One, Two, Three. Intrade's market for the 2012 Republican primary may be found here.
As with other candidates who made public declarations that they would not run, the odds for Mike Huckabee and Mitch Daniels have crashed to 0%. It's worth pointing out that candidates who have made unconvincing denials of their intentions to run (i.e., in response to interviewer questions rather than of their own initiative) have low odds, but not zero. Chris Christie and Rick Perry, for instance, are given about 2.3% by the market.
Newt Gingrich's stock on Intrade crashed almost as badly as the candidates who left the race. He is given 2.3%. That's on par with some people who say they're not running. Obviously Gingrich's fall was due to his terrible first weak of campainging. Did Gingrich's gaffes really doom his campaign? Maybe for those who follow politics closely, but most Republican primary voters are several months away from beginning to pay attention. It's common for politically-minded people to overreact to the temporary downs and ups of the 24-hour news cycle. Clearly this applies to Intrade investors.
Now for a look at the highest-rated candidates. A gulf has formed between the top three and everyone else. Mitt Romney is still the Intrade frontrunner at 28.3%. Tim Pawlenty has rocketed upward, and is not far behind at 25.0%. Intrade investors have correctly determined that most of Daniels' support will go to Pawlenty, who now has a much clearer path to victory in Iowa. It's long been the conventional view that Romney is the frontrunner. For second place to get so close is very impressive.

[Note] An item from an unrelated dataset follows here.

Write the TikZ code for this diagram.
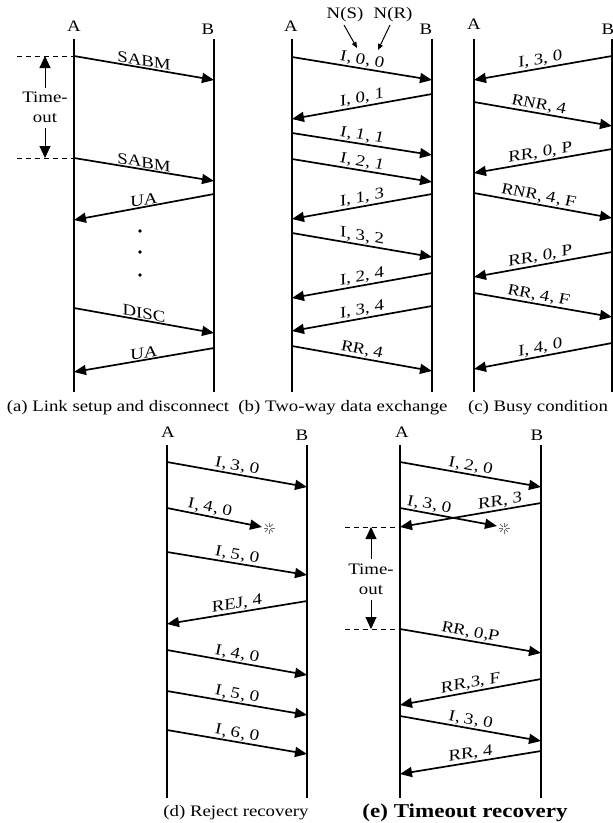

Jon Huntsman is in third, with 17.1%. Outside of the Washington establishment (and Utah, where he was governor), very few people have even heard of Huntsman. He has not officially started a campaign or even an exploratory committee. His high ranking reflects his status as a (newly-minted, perhaps temporary) darling of the Washington establishment.
Elephant Watcher will add Huntsman to the roster of candidates and conduct a full analysis if and when Huntsman runs (or forms an exploratory committee). For now, it is enough to say that his path to victory requires destroying Romney's campaign with a win in New Hampshire. Given Intrade's love of Romney, it's ironic that they would rate Huntsman so highly: One will doom the other in New Hampshire. Who wins Iowa, if not Pawlenty?
It's fair to say Intrade investors are more likely to discount the power of an Iowa/South Carolina strategy, even though it's a more natural fit than a New Hampshire/South Carolina strategy given the similarities between IA and SC. Intrade investors are also convinced that an electable candidate will win the Republican nomination.